BOYS AND GIRLS (Dimension) Starring: Freddie Prinze Jr., Claire Forlani, Amanda Detmer, Jason Biggs, Heather Donahue. Screenplay: The Drews Producers: Jay Cohen, Lee Gottsegen and Murray Schisgal. Director: Robert Iscove. MPAA Rating: PG-13 (sexual content, profanity, adult themes) Running Time: 91 minutes. Reviewed by Scott Renshaw.

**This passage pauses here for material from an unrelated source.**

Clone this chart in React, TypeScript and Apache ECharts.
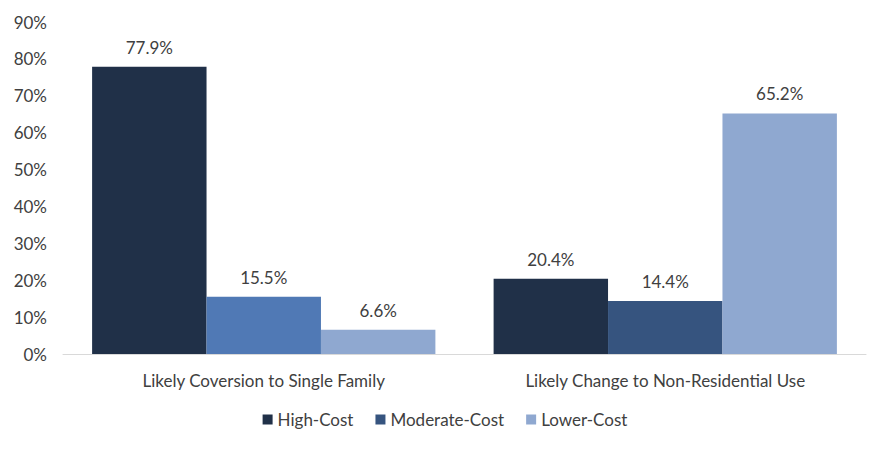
import React, { useEffect, useRef } from "react";
import * as echarts from "echarts";

const categories = ["Likely Coversion to Single Family", "Likely Change to Non-Residential Use"];
const seriesNames = ["High-Cost", "Moderate-Cost", "Lower-Cost"];
const highCost = [77.9, 20.4];
const moderateCost = [15.5, 14.4];
const lowerCost = [6.6, 65.2];
const yTicks = [0, 10, 20, 30, 40, 50, 60, 70, 80, 90];

const COLORS = ["#203048", "#36547f", "#8fa8d0"];
const MODERATE_FIRST = "#5079b5";
const FONT = "Lato";
const FS = 17;

export default function App() {
  const ref = useRef<HTMLDivElement>(null);
  useEffect(() => {
    const chart = echarts.init(ref.current!, null, { renderer: "svg" });
    const label = {
      show: true,
      position: "top",
      distance: 11,
      formatter: (p: any) => p.value.toFixed(1) + "%",
      color: "#404040",
      fontFamily: FONT,
      fontSize: FS,
    };
    const datas = [highCost, moderateCost, lowerCost];
    chart.setOption({
      animation: false,
      color: COLORS,
      textStyle: { fontFamily: FONT },
      legend: {
        top: 406,
        left: "center",
        itemWidth: 10,
        itemHeight: 10,
        itemGap: 22,
        icon: "rect",
        textStyle: { fontFamily: FONT, fontSize: FS, color: "#404040" },
        data: seriesNames,
      },
      grid: { left: 63, right: 24, top: 22, bottom: 97, containLabel: false },
      xAxis: {
        type: "category",
        data: categories,
        axisLine: { lineStyle: { color: "#d9d9d9", width: 1 } },
        axisTick: { show: false },
        axisLabel: { fontFamily: FONT, fontSize: FS, color: "#404040", margin: 18 },
      },
      yAxis: {
        type: "value",
        min: 0,
        max: 90,
        interval: 10,
        splitLine: { show: false },
        axisLine: { show: false },
        axisTick: { show: false },
        axisLabel: {
          fontFamily: FONT,
          fontSize: FS,
          color: "#404040",
          margin: 16,
          formatter: (v: number) => (yTicks.includes(v) ? v + "%" : ""),
        },
      },
      series: seriesNames.map((name, i) => ({
        name,
        type: "bar",
        barGap: "0%",
        barCategoryGap: "14.5%",
        data: datas[i].map((v, j) =>
          i === 1 && j === 0 ? { value: v, itemStyle: { color: MODERATE_FIRST } } : v
        ),
        label,
      })),
    });
    return () => chart.dispose();
  }, []);
  return (
    <div
      ref={ref}
      style={{ position: "absolute", left: 0, top: 0, width: 890, height: 451 }}
    />
  );
}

Having ventured into the fairy tale realms of relationship dynamics in 1999's Cinderella story SHE'S ALL THAT, director Robert Iscove and Freddie Prinze Jr. clearly felt there was a more contemporary spin on male-female interaction that they could rip to shreds for a youth audience. So in BOYS AND GIRLS they decided to tell a story of Ryan Walker (Prinze) and Jennifer Burrows (Claire Forlani), two individuals whose paths cross repeatedly over the course of several years before they end up becoming friends. One of them takes a casual view of sex and a cynical perspective on the prospects for love to succeed; the other is a compulsive planner and hopeless romantic. Each one has a best pal of the same sex in whom to confide -- Ryan's compulsive liar roommate Hunter (Jason Biggs) and Jennifer's high-strung roommate Amy (Amanda Detmer), respectively -- but ultimately they communicate better with each other than with anyone else. Then they have sex, and everything gets terribly complicated despite the fact that they tell each other they both believe it was a mistake.
Paging Nora Ephron: I hope you've got your attorney ready, because this is one slam-dunk of a plagiarism case. Yes, BOYS AND GIRLS is practically a point-by-point remake of WHEN HARRY MET SALLY, dumbed down significantly to appeal to viewers even younger than the lead actors' peer group. Sure, there are a few minor variations -- in this incarnation, it's Ryan who's the Type A Sally Albright, and Jennifer who's the Type B Harry Burns -- but the devil is in the details. Jennifer tells Ryan that she's got a date, then suggests that Ryan should "get out there" as well. Jennifer makes a point during a conversation with Ryan by making a scene in a diner. The "morning after" scene finds one of the participants trying to make an uncomfortably quick getaway. There's a montage in which Jennifer leaves multiple answering machine messages for the emotionally wounded Ryan. The protagonists' respective best pals get together the first time they meet. And so on, and so on.
Granted, Hollywood has always been in the recycling business, and there are far worse romantic comedies to use as a model than WHEN HARRY MET SALLY. But BOYS AND GIRLS does what most bad copies of good films do: It mimics a structure without having the faintest grasp of the insight or charm that fueled the original. The script, credited to "The Drews" (actors Andrew Lowery and Andrew Miller, whose only previous screen credit as writers came for the Dennis Rodman action vehicle SIMON SEZ), doubles the pain of lame situations by adding horribly forced banter, the kind of stuff that just makes you feel sorry for the people reading it. BOYS AND GIRLS does have a great supporting cast in Biggs, Detmer and erstwhile BLAIR WITCH victim Heather Donahue (virtually unrecognizable as a blonde); their energy makes the film almost watchable, since one or more of them is on screen much of the time. Unfortunately, the force of their personalities just makes the hole at the center of the film all the more evident.
It would be easy enough for that interpretation to be read as a cheap bit of Freddie Prinze Jr.-bashing, which it actually is not. Granted, it's a ghastly sight watching Prinze pretend to be a geeky, braces-wearing 16-year-old, but he's relaxed and pleasant enough for most of the film. Claire Forlani also does a perfectly serviceable job considering how little context is provided for her personality. The problem with BOYS AND GIRLS is that in the process of re-making WHEN HARRY MET SALLY with attractive twenty-somethings, Iscove and company have lost the wisdom and wit that comes from a story about the romantic travails of thirty- and forty-somethings. All that remains is a familiar shell that has been filled with silly nightclub choreography and a complete lack of chemistry between the two leads. It's a shallow little film that's just not funny enough or perceptive enough to register as anything but weak imitation. The opening credits re-make of J. Geils Band's "Love Stinks" is merely a clever diversion; apparently Harry Connick Jr. was unavailable to do the honors.
On the Renshaw scale of 0 to 10 when Claire-y met Freddies: 4.